As for whether philosophy is closer to "understanding morality," I'm not sure what you mean. Perhaps your point is that the same problems that bothered Plato and Aristotle (and the authors of the Bible) are still quite alive today, and so are many of their answers. True. But philosophers aren't just repeating what was said long ago, nor are they only using the same analytical approaches. I don't understand why you want to dismiss all that with a sneer ("Work. Hm." "flimsy proofs", etc.).
You ask: "Could you give an example of a moral question -- such as "why is rape wrong?" -- and its demonstrably correct answer?" Many different approachs to moral philosophy provide a clear answer. For example, a Kantian approach take as a moral universal its version of the Golden Rule, and condemns as immoral any action that treats another as a mere end to be used without regard to the other's inherent worth. Alternatively, a consequentialist theory focuses on the harm that rape causes to its victim. A social contract theory focuses on rights and obligations due each other in any ordered society, and condemns the rapist on those grounds. All three of those approaches (there are many others as well) yields a clear answer to the "why is rape wrong" question. But the tone of your comment suggests that you are really looking for some secular version of the Ten Commandments -- a moral code based, not on the persuasiveness of the principles and reasoning supporting it, but instead on the authority of its source. That describes a legal code (secular or religious), not a moral philosophy.
You end by saying that "morality has no demonstrable connection to logic." That just strikes me as grossly uninformed. If you're interested in reading some contemporary papers in ethics (and many other areas of philosophy as well) that might cause you to change your mind, an easily accessible source for lots of interesting stuff in analytical philosophy is:
http://consc.net/weblogs.html. On the ethics link, for example, they are discussing Prof Kamm's arguments about whether one has a greater duty to assist a person in need who is physically closer (e.g., the kid drowning in the pond as you drive by and can see him) rather than someone far away (pick any disaster occurring in the third world, or just the endemic problems there of hunger and easily preventable disease). Perhaps you'll find a little more logic in moral discourse than you thought was there.
Richard Dolan said: He ends up sounding like a bad parody of Chomsky, offering a pop-psych theory based on some mechanistic notion of an innate moral grammar hardwired into the subterranean "machine," with the added filigree of "one ancient and one modern" mental "system" engrafted on top. Please. "Dumbfounding" is a good word to describe the whole thing.

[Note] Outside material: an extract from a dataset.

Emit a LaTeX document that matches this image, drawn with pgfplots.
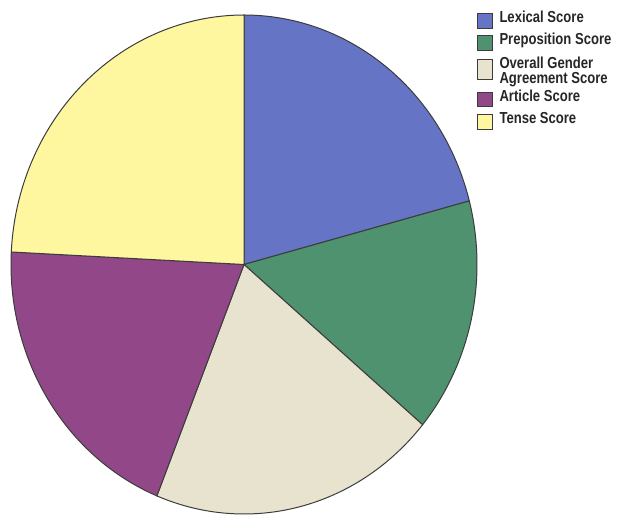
\documentclass[border=0pt]{standalone}
\usepackage{pgfplots}
\pgfplotsset{compat=1.18}
\usepackage{pgfplotstable}
\usepackage{fontspec}
\setmainfont{Liberation Sans}
\newfontfamily\legfont{Liberation Sans}[FakeStretch=0.82]

\definecolor{lexblue}{RGB}{102,116,198}
\definecolor{prepgreen}{RGB}{78,146,112}
\definecolor{genderbeige}{RGB}{232,227,206}
\definecolor{artpurple}{RGB}{146,72,136}
\definecolor{tenseyellow}{RGB}{255,246,160}
\definecolor{edge}{RGB}{60,60,60}

\pgfplotsset{
  genderimg/.style={legend image code/.code={\draw[##1,draw=edge,line width=0.8bp] (0bp,-11bp) rectangle (15bp,9bp);}},
}

% share of the pie (percent), read off the picture
\pgfplotstableread{
name value
Lexical 20.9
Preposition 15.2
Gender 20.0
Article 19.7
Tense 24.2
}\piedata

\newcommand{\cx}{244}
\newcommand{\cy}{253.5}
\newcommand{\rx}{233}
\newcommand{\ry}{249.5}
\newcommand{\lstrut}{\rule[-4.5bp]{0pt}{20bp}}
\newcommand{\topstrut}{\rule{0pt}{17bp}}
\newcommand{\botstrut}{\rule[-6bp]{0pt}{6bp}}

\begin{document}
\begin{tikzpicture}
\pgfplotstablegetelem{0}{value}\of\piedata \let\vA\pgfplotsretval
\pgfplotstablegetelem{1}{value}\of\piedata \let\vB\pgfplotsretval
\pgfplotstablegetelem{2}{value}\of\piedata \let\vC\pgfplotsretval
\pgfplotstablegetelem{3}{value}\of\piedata \let\vD\pgfplotsretval
\pgfplotstablegetelem{4}{value}\of\piedata \let\vE\pgfplotsretval
\pgfmathsetmacro{\aA}{90}
\pgfmathsetmacro{\aB}{\aA-3.6*\vA}
\pgfmathsetmacro{\aC}{\aB-3.6*\vB}
\pgfmathsetmacro{\aD}{\aC-3.6*\vC}
\pgfmathsetmacro{\aE}{\aD-3.6*\vD}
\pgfmathsetmacro{\aF}{\aE-3.6*\vE}
\begin{axis}[
  width=617bp, height=518bp, scale only axis,
  xmin=0, xmax=617, ymin=0, ymax=518,
  hide axis, clip=false,
  samples=80, variable=\t,
  legend cell align=left,
  legend image code/.code={\draw[#1,draw=edge,line width=0.8bp] (0bp,-12.3bp) rectangle (15bp,2.2bp);},
  legend style={draw=none, fill=none, at={(axis cs:476.5,511)}, anchor=north west,
    inner sep=0pt, row sep=1bp, column sep=3bp,
    font=\legfont\bfseries\fontsize{16}{15}\selectfont, text=black!85,
    cells={align=left}, nodes={inner xsep=4bp, inner ysep=0bp}},
]
\addplot[fill=lexblue, draw=edge, line width=1bp, domain=\aB:\aA]
  ({\cx+\rx*cos(\t)},{\cy+\ry*sin(\t)}) -- (axis cs:\cx,\cy) -- cycle;
\addlegendentry{\lstrut Lexical Score}
\addplot[fill=prepgreen, draw=edge, line width=1bp, domain=\aC:\aB]
  ({\cx+\rx*cos(\t)},{\cy+\ry*sin(\t)}) -- (axis cs:\cx,\cy) -- cycle;
\addlegendentry{\lstrut Preposition Score}
\addplot[fill=genderbeige, draw=edge, line width=1bp, domain=\aD:\aC, genderimg]
  ({\cx+\rx*cos(\t)},{\cy+\ry*sin(\t)}) -- (axis cs:\cx,\cy) -- cycle;
\addlegendentry{\topstrut Overall Gender\\\botstrut Agreement Score}
\addplot[fill=artpurple, draw=edge, line width=1bp, domain=\aE:\aD]
  ({\cx+\rx*cos(\t)},{\cy+\ry*sin(\t)}) -- (axis cs:\cx,\cy) -- cycle;
\addlegendentry{\lstrut Article Score}
\addplot[fill=tenseyellow, draw=edge, line width=1bp, domain=\aF:\aE]
  ({\cx+\rx*cos(\t)},{\cy+\ry*sin(\t)}) -- (axis cs:\cx,\cy) -- cycle;
\addlegendentry{\lstrut Tense Score}
\end{axis}
\path (current axis.south west) rectangle (current axis.north east);
\end{tikzpicture}
\end{document}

The idea that a lot (in fact most)of our inferences about the world are non-conscious is not pop psychology, it is rather a very robust finding in cognitive psychology. This is what the 'elephant' represents. Conscious thought is an evolutionarily later development, the 'rider' on the elephant. The metaphor is apt. "Dumbfounding" happens when the non-conscious moral judgment conflicts with the logical (conscious) one.
I'm not sure about you individually, but my observation has been that philosophers have much more difficulty with the idea of non-conscious decision-making than do, say, psychologists. But the scientific evidence shows that it is universal.